DATA PROVIDED —
^^^^^^^^^^^^^^^^

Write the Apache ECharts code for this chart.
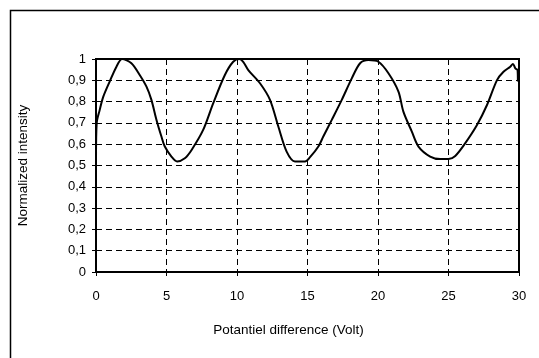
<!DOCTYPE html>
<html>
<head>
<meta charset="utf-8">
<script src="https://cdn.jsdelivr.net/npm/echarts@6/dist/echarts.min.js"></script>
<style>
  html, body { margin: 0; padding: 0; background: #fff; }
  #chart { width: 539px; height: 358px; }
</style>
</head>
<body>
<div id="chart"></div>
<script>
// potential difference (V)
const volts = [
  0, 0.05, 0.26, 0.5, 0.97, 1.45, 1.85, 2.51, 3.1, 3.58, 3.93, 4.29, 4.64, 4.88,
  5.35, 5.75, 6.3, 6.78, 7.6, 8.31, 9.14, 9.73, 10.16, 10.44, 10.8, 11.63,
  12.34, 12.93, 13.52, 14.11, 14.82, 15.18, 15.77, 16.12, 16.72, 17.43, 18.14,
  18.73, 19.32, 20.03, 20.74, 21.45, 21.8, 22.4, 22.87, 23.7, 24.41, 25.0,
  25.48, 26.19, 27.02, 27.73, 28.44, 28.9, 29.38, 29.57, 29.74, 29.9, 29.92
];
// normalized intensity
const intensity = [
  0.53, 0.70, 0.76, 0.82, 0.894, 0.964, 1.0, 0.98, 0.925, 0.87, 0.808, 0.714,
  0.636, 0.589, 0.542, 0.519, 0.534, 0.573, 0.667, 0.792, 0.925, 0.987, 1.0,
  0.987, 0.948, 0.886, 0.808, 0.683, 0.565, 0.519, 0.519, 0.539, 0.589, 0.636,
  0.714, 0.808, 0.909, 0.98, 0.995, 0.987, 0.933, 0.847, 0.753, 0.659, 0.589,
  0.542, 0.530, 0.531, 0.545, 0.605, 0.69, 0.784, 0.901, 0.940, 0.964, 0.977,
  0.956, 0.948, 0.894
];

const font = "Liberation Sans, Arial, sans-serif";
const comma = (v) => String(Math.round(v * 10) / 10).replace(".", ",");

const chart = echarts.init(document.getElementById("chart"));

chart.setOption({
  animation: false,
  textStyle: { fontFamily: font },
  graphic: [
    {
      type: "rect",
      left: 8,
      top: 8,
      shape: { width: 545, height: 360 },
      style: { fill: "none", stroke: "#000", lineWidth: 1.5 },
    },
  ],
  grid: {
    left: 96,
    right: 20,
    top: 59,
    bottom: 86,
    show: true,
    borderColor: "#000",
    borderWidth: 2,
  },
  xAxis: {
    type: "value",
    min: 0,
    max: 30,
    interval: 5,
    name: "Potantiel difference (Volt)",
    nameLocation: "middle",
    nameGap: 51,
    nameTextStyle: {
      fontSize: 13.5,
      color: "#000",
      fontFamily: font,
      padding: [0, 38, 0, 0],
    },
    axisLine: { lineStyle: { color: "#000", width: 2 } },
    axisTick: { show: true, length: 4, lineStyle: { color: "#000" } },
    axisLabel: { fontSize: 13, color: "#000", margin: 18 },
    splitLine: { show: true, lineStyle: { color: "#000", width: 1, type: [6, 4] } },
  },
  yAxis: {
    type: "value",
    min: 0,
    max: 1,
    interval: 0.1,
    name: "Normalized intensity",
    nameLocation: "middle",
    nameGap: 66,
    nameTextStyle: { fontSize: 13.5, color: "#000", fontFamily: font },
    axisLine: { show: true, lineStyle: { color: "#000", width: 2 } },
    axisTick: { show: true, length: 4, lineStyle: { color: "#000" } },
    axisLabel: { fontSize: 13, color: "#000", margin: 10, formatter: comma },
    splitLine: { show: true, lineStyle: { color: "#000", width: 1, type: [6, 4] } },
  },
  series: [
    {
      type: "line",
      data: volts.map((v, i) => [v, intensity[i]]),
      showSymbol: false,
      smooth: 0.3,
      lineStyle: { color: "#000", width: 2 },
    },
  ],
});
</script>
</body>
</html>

^^^^^^^^^^^^^^^^

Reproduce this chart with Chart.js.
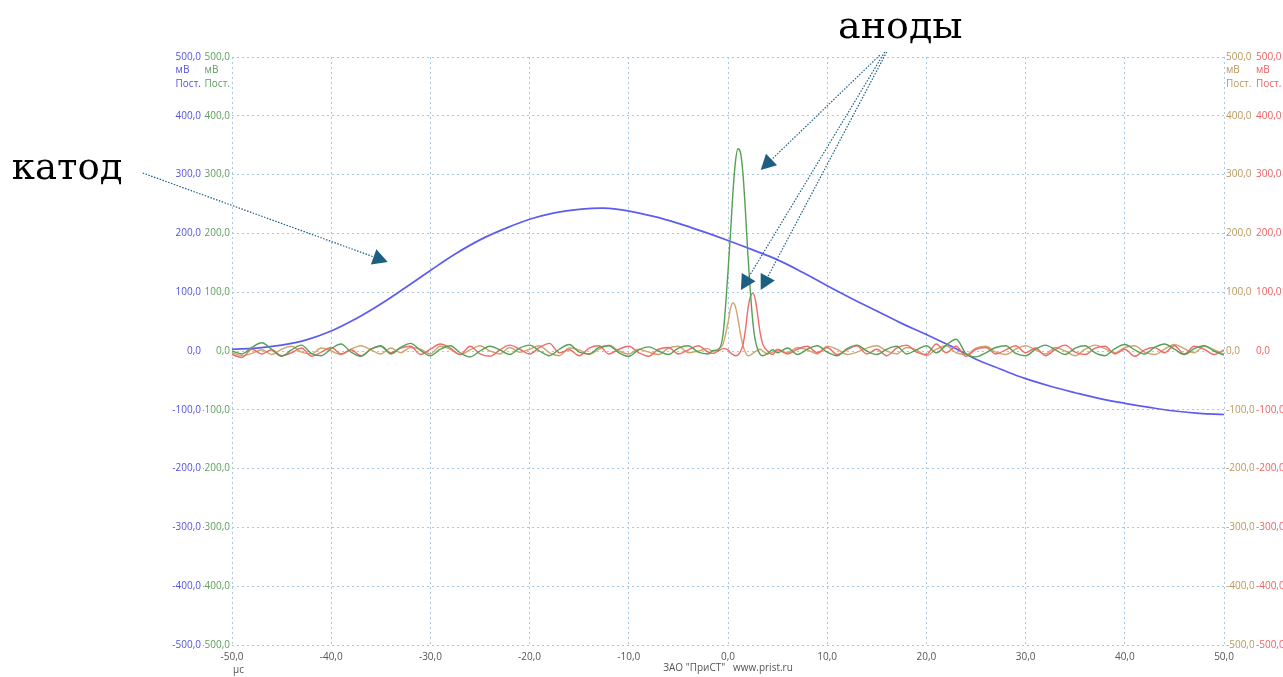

^^^^^^^^^^^^^^^^

WHAT IS EXPECTED — Copy each line above that contains the string "this".

THE OUTPUT —
Write the Apache ECharts code for this chart.
Reproduce this chart with Chart.js.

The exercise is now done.